→ **SET TASK**: Quote the records exactly, starting at the first line and stopping after the line with "const yTicks = [2, 4, 6, 8, 10, 12, 14, 16];"; skip the pictures.

→ **Plotting code records**:
=-=-=

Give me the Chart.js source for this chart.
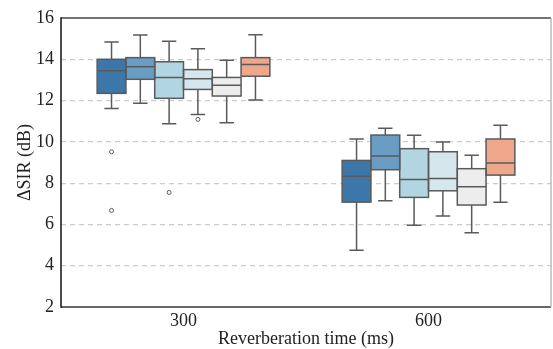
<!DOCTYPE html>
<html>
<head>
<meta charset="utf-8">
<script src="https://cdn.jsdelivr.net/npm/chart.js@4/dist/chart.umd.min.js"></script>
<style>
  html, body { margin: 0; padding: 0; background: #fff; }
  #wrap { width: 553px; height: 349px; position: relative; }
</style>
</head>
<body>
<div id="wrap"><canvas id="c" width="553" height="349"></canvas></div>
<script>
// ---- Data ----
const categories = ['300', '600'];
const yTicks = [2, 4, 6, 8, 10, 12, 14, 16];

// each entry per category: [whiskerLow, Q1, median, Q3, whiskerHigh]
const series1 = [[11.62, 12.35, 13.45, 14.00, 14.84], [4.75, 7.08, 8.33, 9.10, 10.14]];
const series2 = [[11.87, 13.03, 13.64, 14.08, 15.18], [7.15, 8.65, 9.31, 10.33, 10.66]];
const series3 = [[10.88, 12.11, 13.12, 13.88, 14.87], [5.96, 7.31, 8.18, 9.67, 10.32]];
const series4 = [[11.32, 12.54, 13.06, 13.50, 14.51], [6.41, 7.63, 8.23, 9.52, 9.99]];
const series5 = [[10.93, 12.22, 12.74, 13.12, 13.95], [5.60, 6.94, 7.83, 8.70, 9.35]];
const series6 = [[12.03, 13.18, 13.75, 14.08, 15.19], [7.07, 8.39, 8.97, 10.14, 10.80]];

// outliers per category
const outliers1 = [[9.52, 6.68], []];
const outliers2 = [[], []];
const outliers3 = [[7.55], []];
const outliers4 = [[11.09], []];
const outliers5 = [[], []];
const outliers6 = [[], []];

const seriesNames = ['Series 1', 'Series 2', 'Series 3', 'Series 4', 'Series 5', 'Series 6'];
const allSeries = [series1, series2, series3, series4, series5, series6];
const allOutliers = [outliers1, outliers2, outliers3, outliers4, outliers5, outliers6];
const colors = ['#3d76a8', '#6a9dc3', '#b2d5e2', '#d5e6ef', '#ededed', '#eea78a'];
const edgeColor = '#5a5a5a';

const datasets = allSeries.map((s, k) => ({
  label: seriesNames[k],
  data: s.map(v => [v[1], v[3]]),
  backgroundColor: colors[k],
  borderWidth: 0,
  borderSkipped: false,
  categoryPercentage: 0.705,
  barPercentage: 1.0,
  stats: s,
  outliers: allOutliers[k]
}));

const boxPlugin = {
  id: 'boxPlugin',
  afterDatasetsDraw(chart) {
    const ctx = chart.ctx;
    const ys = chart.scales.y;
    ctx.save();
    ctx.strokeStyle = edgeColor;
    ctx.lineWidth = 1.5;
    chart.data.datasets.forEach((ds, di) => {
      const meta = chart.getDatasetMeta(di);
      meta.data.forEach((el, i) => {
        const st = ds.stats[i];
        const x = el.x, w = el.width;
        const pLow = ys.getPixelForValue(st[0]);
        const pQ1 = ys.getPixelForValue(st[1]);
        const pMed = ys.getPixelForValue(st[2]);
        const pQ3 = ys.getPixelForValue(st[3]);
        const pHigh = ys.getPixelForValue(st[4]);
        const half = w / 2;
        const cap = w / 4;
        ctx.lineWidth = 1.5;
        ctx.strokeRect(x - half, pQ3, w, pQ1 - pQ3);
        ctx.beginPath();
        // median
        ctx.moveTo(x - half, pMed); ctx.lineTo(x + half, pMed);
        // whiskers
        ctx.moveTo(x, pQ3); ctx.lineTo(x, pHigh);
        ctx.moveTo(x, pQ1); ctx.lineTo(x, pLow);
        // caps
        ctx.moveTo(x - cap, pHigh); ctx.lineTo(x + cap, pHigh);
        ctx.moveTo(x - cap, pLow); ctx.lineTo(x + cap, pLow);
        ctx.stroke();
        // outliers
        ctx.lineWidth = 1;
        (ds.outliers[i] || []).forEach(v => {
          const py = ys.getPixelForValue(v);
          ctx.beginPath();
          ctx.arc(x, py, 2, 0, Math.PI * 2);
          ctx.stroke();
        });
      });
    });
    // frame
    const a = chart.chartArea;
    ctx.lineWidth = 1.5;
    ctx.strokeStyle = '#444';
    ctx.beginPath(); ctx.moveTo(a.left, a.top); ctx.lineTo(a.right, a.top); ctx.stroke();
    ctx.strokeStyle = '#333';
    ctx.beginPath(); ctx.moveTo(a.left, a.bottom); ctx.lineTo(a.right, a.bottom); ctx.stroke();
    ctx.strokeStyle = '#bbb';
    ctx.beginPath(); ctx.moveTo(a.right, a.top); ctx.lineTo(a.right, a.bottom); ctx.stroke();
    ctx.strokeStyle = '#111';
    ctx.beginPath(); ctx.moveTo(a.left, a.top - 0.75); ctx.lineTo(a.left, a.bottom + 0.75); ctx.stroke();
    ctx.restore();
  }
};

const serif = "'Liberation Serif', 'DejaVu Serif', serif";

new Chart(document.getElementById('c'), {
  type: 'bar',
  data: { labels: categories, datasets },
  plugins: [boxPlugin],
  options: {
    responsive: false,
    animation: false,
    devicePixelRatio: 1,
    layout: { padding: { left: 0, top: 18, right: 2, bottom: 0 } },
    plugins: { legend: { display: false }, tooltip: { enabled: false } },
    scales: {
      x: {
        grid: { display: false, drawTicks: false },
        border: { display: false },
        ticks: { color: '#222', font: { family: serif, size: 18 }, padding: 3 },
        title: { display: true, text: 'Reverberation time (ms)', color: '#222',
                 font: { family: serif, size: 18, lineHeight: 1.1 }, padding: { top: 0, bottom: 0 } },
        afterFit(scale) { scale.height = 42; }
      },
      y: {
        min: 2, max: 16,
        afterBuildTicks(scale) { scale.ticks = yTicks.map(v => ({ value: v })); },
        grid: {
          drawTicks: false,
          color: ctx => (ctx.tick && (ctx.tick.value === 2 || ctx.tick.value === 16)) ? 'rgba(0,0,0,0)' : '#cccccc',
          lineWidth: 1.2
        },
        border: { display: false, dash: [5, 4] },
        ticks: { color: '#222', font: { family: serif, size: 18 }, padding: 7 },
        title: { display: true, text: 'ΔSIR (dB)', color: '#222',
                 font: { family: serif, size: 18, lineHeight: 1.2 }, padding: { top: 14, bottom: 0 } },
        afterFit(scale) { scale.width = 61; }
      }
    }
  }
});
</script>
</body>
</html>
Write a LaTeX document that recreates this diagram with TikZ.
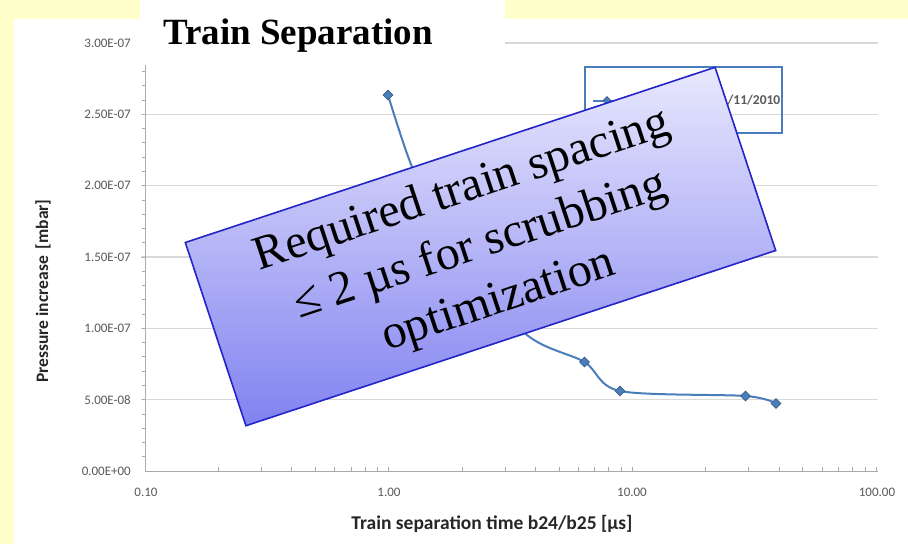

=-=-=

→ **TASK OUTPUT**:
Give me the Chart.js source for this chart.
<!DOCTYPE html>
<html>
<head>
<meta charset="utf-8">
<script src="https://cdn.jsdelivr.net/npm/chart.js@4/dist/chart.umd.min.js"></script>
<style>
  html, body { margin: 0; padding: 0; background: #fff; }
  #wrap { width: 553px; height: 349px; position: relative; }
</style>
</head>
<body>
<div id="wrap"><canvas id="c" width="553" height="349"></canvas></div>
<script>
// ---- Data ----
const categories = ['300', '600'];
const yTicks = [2, 4, 6, 8, 10, 12, 14, 16];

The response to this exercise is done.